Queer culture has come so far and for many, it’s still a necessity. Everyone grows up inducted into heterosexual culture but very few grow up understanding queer culture. Finally, when someone is able to control what they watch on TV over when they reach eighteen (in Australia at least), they’re able to set out on their own to find people like themselves. For most, this takes place within a gay club. It is a rite of passage, a safe space for all sorts of queer people to express themselves, to drink, dance, socialize, and hook up, without fear of prejudice or violence. Sometimes it’s difficult when you’re death-dropping at exactly the right moment in a song to remember that this freedom came out of so much sacrifice. But we have to remember that sacrifice and solidarity and community in order to accept one another. The community is important for so many people who feel they don’t fit into the dominant heterosexual culture, but what happens to those who don’t fit in? The women who don’t want to move in to your house a week after dating and purchase a Subaru. The men who don’t think drag queens are legitimate celebrities and that Beyonce’s face should be printed on our money and our currency converted from “dollars” to “Knowles”?

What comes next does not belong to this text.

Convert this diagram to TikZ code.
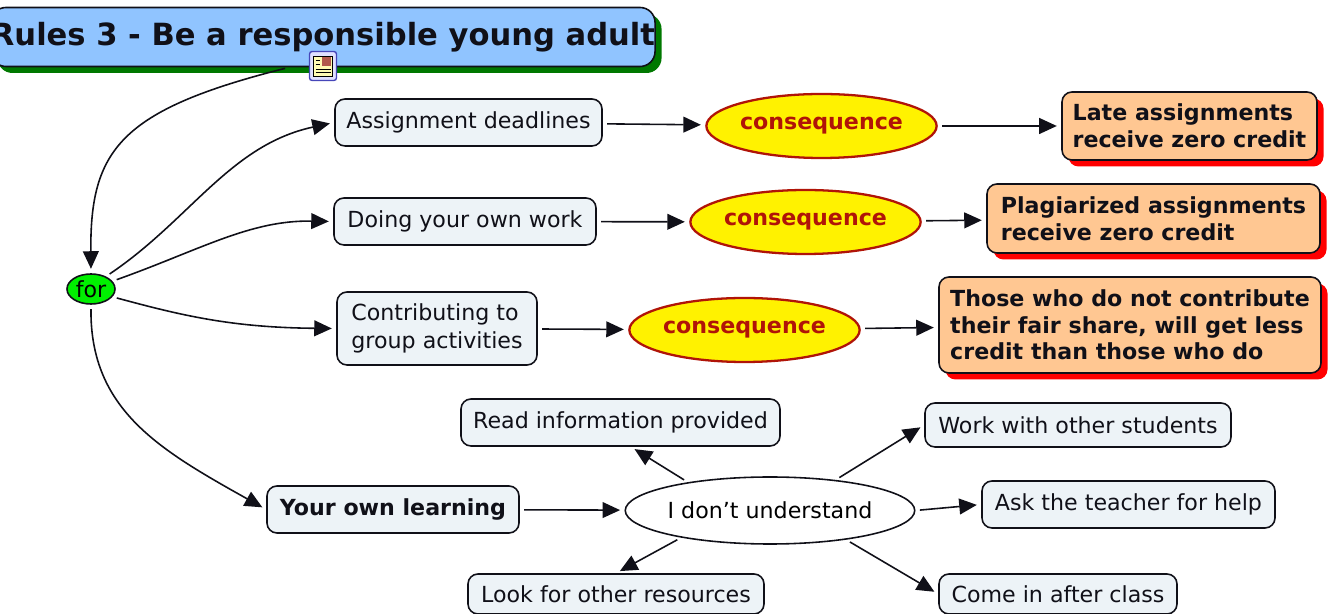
\documentclass[tikz,border=0pt]{standalone}
\usepackage{fontspec}
\setmainfont{DejaVu Sans}
\usetikzlibrary{arrows.meta,shapes.geometric,shadows}
\definecolor{titleblue}{HTML}{90C4FF}
\definecolor{titlegreen}{HTML}{007800}
\definecolor{forgreen}{HTML}{00F000}
\definecolor{palebox}{HTML}{EDF3F7}
\definecolor{peach}{HTML}{FFC792}
\definecolor{darkred}{HTML}{B01408}
\definecolor{inkdark}{HTML}{101018}
\begin{document}
\begin{tikzpicture}
    \tikzset{block/.style={rectangle, draw=inkdark, rounded corners=0.2cm, line width=0.9pt, fill=palebox, text=inkdark, inner sep=0pt, font=\fontsize{12.6}{16}\selectfont, align=left}}
    \tikzset{result/.style={block, fill=peach, font=\fontsize{12.6}{15.2}\selectfont\bfseries, drop shadow={shadow xshift=0.13cm, shadow yshift=-0.13cm, fill=red, opacity=1}}}
    \tikzset{conseq/.style={ellipse, draw=darkred, line width=1.3pt, fill=yellow, text=darkred, inner sep=0pt, minimum width=3.58cm, minimum height=1.28cm, font=\fontsize{12.6}{15}\selectfont\bfseries}}
    \tikzset{line/.style={draw=inkdark, line width=0.9pt, shorten <=2.5pt, shorten >=2.5pt, -{Triangle[length=10pt,width=9pt]}}}
    \useasboundingbox (0,0) rectangle (26.6,-12.28);

    \node[block, fill=titleblue, minimum width=12.76cm, minimum height=1.18cm, rounded corners=0.3cm, font=\fontsize{17.4}{20}\selectfont\bfseries, drop shadow={shadow xshift=0.13cm, shadow yshift=-0.13cm, fill=titlegreen, opacity=1}] (title) at (6.46,-0.74) {Rules 3 - Be a responsible young adult};
    \node[ellipse, draw=inkdark, line width=0.9pt, fill=forgreen, inner sep=0pt, minimum width=0.96cm, minimum height=0.6cm, font=\fontsize{12.6}{15}\selectfont] (for) at (1.82,-5.78) {for};

    \node[block, minimum width=5.34cm, minimum height=0.94cm] (deadlines) at (9.37,-2.45) {Assignment deadlines};
    \node[block, minimum width=5.24cm, minimum height=0.94cm] (ownwork) at (9.30,-4.43) {Doing your own work};
    \node[block, minimum width=4.00cm, minimum height=1.46cm] (group) at (8.74,-6.57) {Contributing to\\group activities};
    \node[block, minimum width=5.04cm, minimum height=0.94cm, font=\fontsize{12.6}{16}\selectfont\bfseries] (learning) at (7.86,-10.19) {Your own learning};

    \node[conseq] (conseqa) at (16.43,-2.52) {consequence};
    \node[conseq] (conseqb) at (16.11,-4.44) {consequence};
    \node[conseq] (conseqc) at (14.89,-6.60) {consequence};

    \node[result, minimum width=5.10cm, minimum height=1.36cm] (late) at (23.79,-2.52) {Late assignments\\receive zero credit};
    \node[result, minimum width=6.66cm, minimum height=1.38cm] (plagiarized) at (23.07,-4.37) {Plagiarized assignments\\receive zero credit};
    \node[result, minimum width=7.64cm, minimum height=1.92cm] (share) at (22.60,-6.50) {Those who do not contribute\\their fair share, will get less\\credit than those who do};

    \node[ellipse, draw=inkdark, line width=0.9pt, fill=white, inner sep=0pt, minimum width=4.40cm, minimum height=1.34cm, font=\fontsize{12.6}{15}\selectfont] (understand) at (15.40,-10.21) {I don't understand};
    \node[block, minimum width=6.38cm, minimum height=0.94cm] (read) at (12.41,-8.45) {Read information provided};
    \node[block, minimum width=6.12cm, minimum height=0.88cm] (students) at (21.56,-8.50) {Work with other students};
    \node[block, minimum width=5.86cm, minimum height=0.94cm] (teacher) at (22.57,-10.09) {Ask the teacher for help};
    \node[block, minimum width=5.92cm, minimum height=0.80cm] (resources) at (12.32,-11.88) {Look for other resources};
    \node[block, minimum width=4.76cm, minimum height=0.80cm] (afterclass) at (21.16,-11.88) {Come in after class};

    % icon on the title box
    \node[rectangle, draw=blue!45!gray, line width=0.8pt, fill=blue!12, rounded corners=1.5pt, minimum width=0.54cm, minimum height=0.58cm, inner sep=0pt] (icon) at (6.46,-1.32) {};
    \fill[yellow!30!white, draw=black, line width=0.5pt] (6.27,-1.12) rectangle (6.65,-1.52);
    \fill[orange!70!blue] (6.44,-1.15) rectangle (6.62,-1.32);
    \draw[black, line width=0.5pt] (6.31,-1.38) -- (6.61,-1.38) (6.31,-1.45) -- (6.61,-1.45) (6.31,-1.2) -- (6.39,-1.2) (6.31,-1.28) -- (6.39,-1.28);

    \draw[line] (title.-138) .. controls (2.4,-2.2) and (1.8,-3.0) .. (for.90);
    \draw[line] (for.40) .. controls (3.8,-4.4) and (4.6,-2.9) .. (deadlines.west);
    \draw[line] (for.20) .. controls (4.0,-5.0) and (5.0,-4.4) .. (ownwork.west);
    \draw[line] (for.-20) .. controls (3.6,-6.3) and (4.6,-6.55) .. (group.west);
    \draw[line] (for.-90) .. controls (1.8,-8.2) and (3.2,-9.0) .. (learning.west);

    \draw[line] (deadlines) -- (conseqa);
    \draw[line] (ownwork) -- (conseqb);
    \draw[line] (group) -- (conseqc);
    \draw[line] (conseqa) -- (late);
    \draw[line] (conseqb) -- (plagiarized);
    \draw[line] (conseqc) -- (share);
    \draw[line] (learning) -- (understand);

    \draw[line] (understand.161) -- (read.-67);
    \draw[line] (understand.25) -- (students.west);
    \draw[line] (understand.east) -- (teacher.west);
    \draw[line] (understand.-163) -- (resources.north);
    \draw[line] (understand.-21) -- (afterclass.west);
  \end{tikzpicture}
\end{document}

Queer culture is just a starting point; a ready-made community you may wish to try to fit into. Some people, after experiencing queer culture, don’t identify with it. They see it as an illusion of an accepting community; of people who think a shared sexual orientation or gender identity outside the heteronormative acceptability to be enough for the basis of a friendship. For those people, it’s often a sign to move on and find people they really connect with on other levels.
Therefore, it’s important to be accepting within the community because of the history and those who’ve come before us, but it’s also important to find people you have more substantial things in common with. After all, our ancestors didn’t fight just so we could segregate ourselves within our own community. They fought for acceptance and integration into mainstream society.
So whether you’re involved in queer culture or you don’t see a place for you there, that’s okay. It’s important to remember that your sexuality identity and/or gender identity does not define you, nor does it limit you. We must accept each other and understand how important community is—but remember, it doesn’t have to be this community where you find your place.